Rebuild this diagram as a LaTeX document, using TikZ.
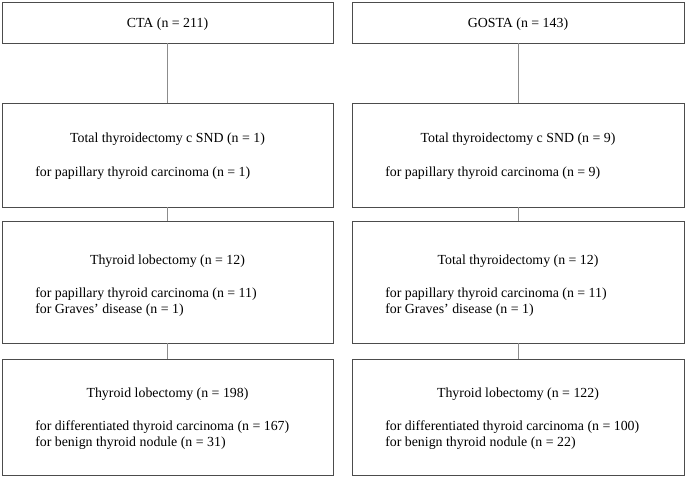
\documentclass[tikz,border=0pt]{standalone}
\usepackage{fontspec}
\setmainfont{Liberation Serif}
\usetikzlibrary{positioning}

\tikzset{
  box/.style={draw=black!70, line width=0.7pt, inner sep=0pt},
  link/.style={draw=black!45, line width=0.7pt},
  title/.style={font=\fontsize{10.4}{12}\selectfont, inner sep=0pt},
  body/.style={font=\fontsize{10.4}{12}\selectfont, align=left, anchor=west, inner sep=0pt}
}

\begin{document}
\begin{tikzpicture}[x=0.75pt, y=-0.75pt]
  \useasboundingbox (0,0) rectangle (685,477);

  % Cohorts
  \node[box, minimum width=331*0.75pt, minimum height=41*0.75pt] (cta) at (167.5,22.5) {};
  \node[box, minimum width=332*0.75pt, minimum height=41*0.75pt] (gosta) at (518,22.5) {};
  \node[title] (ctaT) at (167.5,24) {CTA (n = 211)};
  \node[title] (gostaT) at (518,24) {GOSTA (n = 143)};

  % Total thyroidectomy c SND
  \node[box, minimum width=331*0.75pt, minimum height=104*0.75pt] (ctaSND) at (167.5,155) {};
  \node[box, minimum width=332*0.75pt, minimum height=104*0.75pt] (gostaSND) at (518,155) {};
  \node[title] (ctaSNDT) at (167.5,139) {Total thyroidectomy c SND (n = 1)};
  \node[body] (ctaSNDB) at (35,173) {for papillary thyroid carcinoma (n = 1)};
  \node[title] (gostaSNDT) at (518,139) {Total thyroidectomy c SND (n = 9)};
  \node[body] (gostaSNDB) at (385,173) {for papillary thyroid carcinoma (n = 9)};

  % Second step
  \node[box, minimum width=331*0.75pt, minimum height=122*0.75pt] (ctaLob) at (167.5,282) {};
  \node[box, minimum width=332*0.75pt, minimum height=122*0.75pt] (gostaTot) at (518,282) {};
  \node[title] (ctaLobT) at (167.5,261) {Thyroid lobectomy (n = 12)};
  \node[body] (ctaLobB) at (35,302) {for papillary thyroid carcinoma (n = 11)\\for Graves’ disease (n = 1)};
  \node[title] (gostaTotT) at (518,261) {Total thyroidectomy (n = 12)};
  \node[body] (gostaTotB) at (385,302) {for papillary thyroid carcinoma (n = 11)\\for Graves’ disease (n = 1)};

  % Lobectomy
  \node[box, minimum width=331*0.75pt, minimum height=116*0.75pt] (ctaRest) at (167.5,417) {};
  \node[box, minimum width=332*0.75pt, minimum height=116*0.75pt] (gostaRest) at (518,417) {};
  \node[title] (ctaRestT) at (167.5,394) {Thyroid lobectomy (n = 198)};
  \node[body] (ctaRestB) at (35,435) {for differentiated thyroid carcinoma (n = 167)\\for benign thyroid nodule (n = 31)};
  \node[title] (gostaRestT) at (518,394) {Thyroid lobectomy (n = 122)};
  \node[body] (gostaRestB) at (385,435) {for differentiated thyroid carcinoma (n = 100)\\for benign thyroid nodule (n = 22)};

  % Connectors
  \draw[link] (cta) -- (ctaSND);
  \draw[link] (ctaSND) -- (ctaLob);
  \draw[link] (ctaLob) -- (ctaRest);
  \draw[link] (gosta) -- (gostaSND);
  \draw[link] (gostaSND) -- (gostaTot);
  \draw[link] (gostaTot) -- (gostaRest);
\end{tikzpicture}
\end{document}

++++++++++

* **What is asked**:
Leave out the pictures and print every line of the data exactly.

* **Result for this exercise**:
Rebuild this diagram as a LaTeX document, using TikZ.
\documentclass[tikz,border=0pt]{standalone}
\usepackage{fontspec}
\setmainfont{Liberation Serif}
\usetikzlibrary{positioning}

\tikzset{
  box/.style={draw=black!70, line width=0.7pt, inner sep=0pt},
  link/.style={draw=black!45, line width=0.7pt},
  title/.style={font=\fontsize{10.4}{12}\selectfont, inner sep=0pt},
  body/.style={font=\fontsize{10.4}{12}\selectfont, align=left, anchor=west, inner sep=0pt}
}

\begin{document}
\begin{tikzpicture}[x=0.75pt, y=-0.75pt]
  \useasboundingbox (0,0) rectangle (685,477);

  % Cohorts
  \node[box, minimum width=331*0.75pt, minimum height=41*0.75pt] (cta) at (167.5,22.5) {};
  \node[box, minimum width=332*0.75pt, minimum height=41*0.75pt] (gosta) at (518,22.5) {};
  \node[title] (ctaT) at (167.5,24) {CTA (n = 211)};
  \node[title] (gostaT) at (518,24) {GOSTA (n = 143)};

  % Total thyroidectomy c SND
  \node[box, minimum width=331*0.75pt, minimum height=104*0.75pt] (ctaSND) at (167.5,155) {};
  \node[box, minimum width=332*0.75pt, minimum height=104*0.75pt] (gostaSND) at (518,155) {};
  \node[title] (ctaSNDT) at (167.5,139) {Total thyroidectomy c SND (n = 1)};
  \node[body] (ctaSNDB) at (35,173) {for papillary thyroid carcinoma (n = 1)};
  \node[title] (gostaSNDT) at (518,139) {Total thyroidectomy c SND (n = 9)};
  \node[body] (gostaSNDB) at (385,173) {for papillary thyroid carcinoma (n = 9)};

  % Second step
  \node[box, minimum width=331*0.75pt, minimum height=122*0.75pt] (ctaLob) at (167.5,282) {};
  \node[box, minimum width=332*0.75pt, minimum height=122*0.75pt] (gostaTot) at (518,282) {};
  \node[title] (ctaLobT) at (167.5,261) {Thyroid lobectomy (n = 12)};
  \node[body] (ctaLobB) at (35,302) {for papillary thyroid carcinoma (n = 11)\\for Graves’ disease (n = 1)};
  \node[title] (gostaTotT) at (518,261) {Total thyroidectomy (n = 12)};
  \node[body] (gostaTotB) at (385,302) {for papillary thyroid carcinoma (n = 11)\\for Graves’ disease (n = 1)};

  % Lobectomy
  \node[box, minimum width=331*0.75pt, minimum height=116*0.75pt] (ctaRest) at (167.5,417) {};
  \node[box, minimum width=332*0.75pt, minimum height=116*0.75pt] (gostaRest) at (518,417) {};
  \node[title] (ctaRestT) at (167.5,394) {Thyroid lobectomy (n = 198)};
  \node[body] (ctaRestB) at (35,435) {for differentiated thyroid carcinoma (n = 167)\\for benign thyroid nodule (n = 31)};
  \node[title] (gostaRestT) at (518,394) {Thyroid lobectomy (n = 122)};
  \node[body] (gostaRestB) at (385,435) {for differentiated thyroid carcinoma (n = 100)\\for benign thyroid nodule (n = 22)};

  % Connectors
  \draw[link] (cta) -- (ctaSND);
  \draw[link] (ctaSND) -- (ctaLob);
  \draw[link] (ctaLob) -- (ctaRest);
  \draw[link] (gosta) -- (gostaSND);
  \draw[link] (gostaSND) -- (gostaTot);
  \draw[link] (gostaTot) -- (gostaRest);
\end{tikzpicture}
\end{document}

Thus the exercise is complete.